Au seizième siècle paraît la Réforme. Vous croyez qu’elle va réhabiliter le mariage ! Dieu l’en préserve ! Sur ce point comme sur tous les autres, elle accuse l’Église romaine de superstition, et, revenant à la foi primitive, elle commence par ôter au mariage le titre, que Rome avait fini par lui accorder, de sacrement.

Eh bien ! direz-vous, allez-vous faire un crime aux orthodoxes du sacrilége des protestants ?

Telle n’est pas ma pensée. La réforme accusait l’Église d’avoir, en ce qui touche le mariage, varié dans la foi, ajouté à la tradition apostolique et à l’Évangile : je prétends que l’Église n’a point varié du tout, si ce n’est peut-être dans les mots. Après comme avant le concile de Trente, l’Église de Rome, d’accord avec les chrétiens primitifs comme avec les réformés, nie le mariage, qu’elle confond toujours avec le concubinat.

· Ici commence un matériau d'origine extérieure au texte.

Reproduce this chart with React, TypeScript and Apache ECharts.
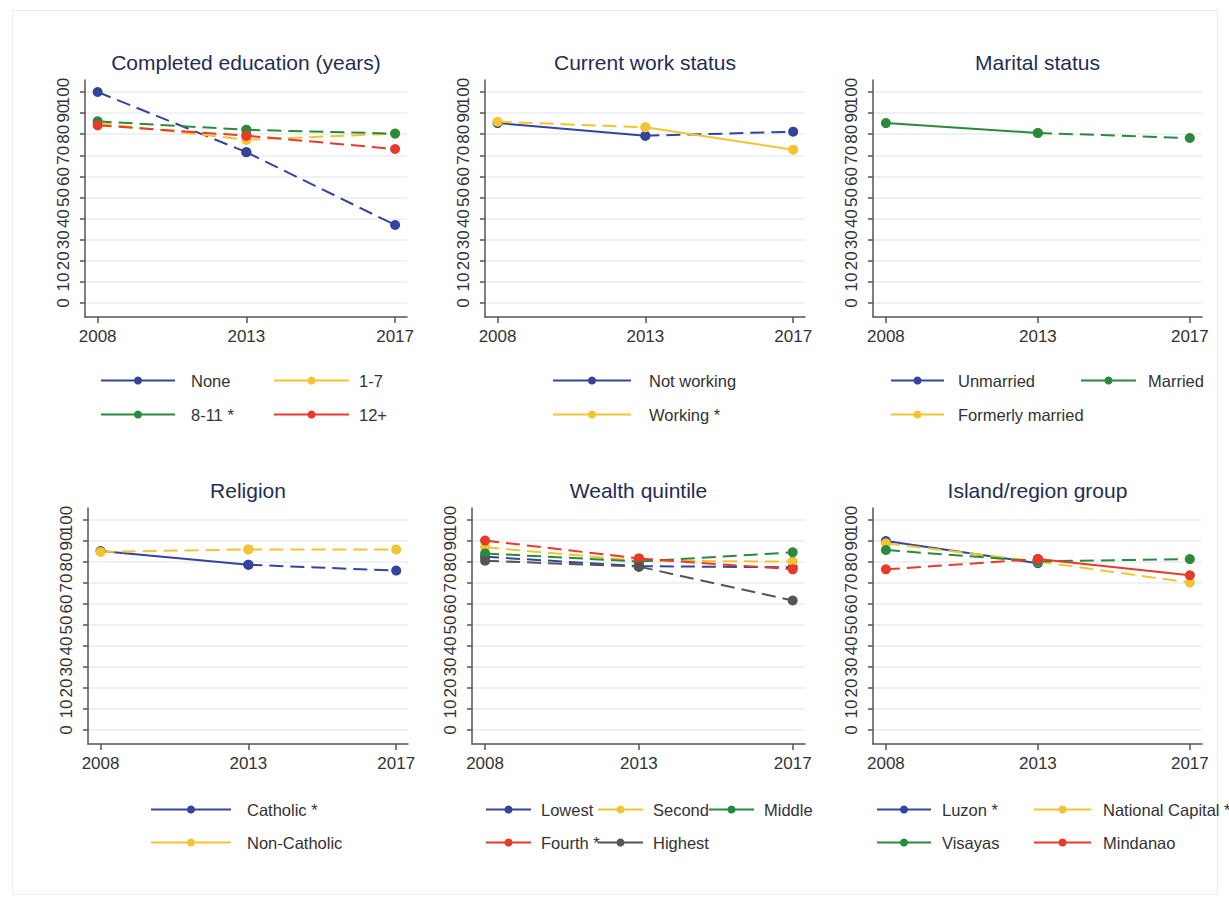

La société conjugale, disent nos modernes théologiens, peut exister sous trois formes, donner lieu à trois sortes de contrats : le contrat naturel, le contrat civil, le contrat religieux.

Le contrat naturel est l’union spontanément formée par un homme et une femme, antérieurement à l’existence de l’ordre civil, ou en dehors de cet ordre. C’est à proprement parler le concubinat.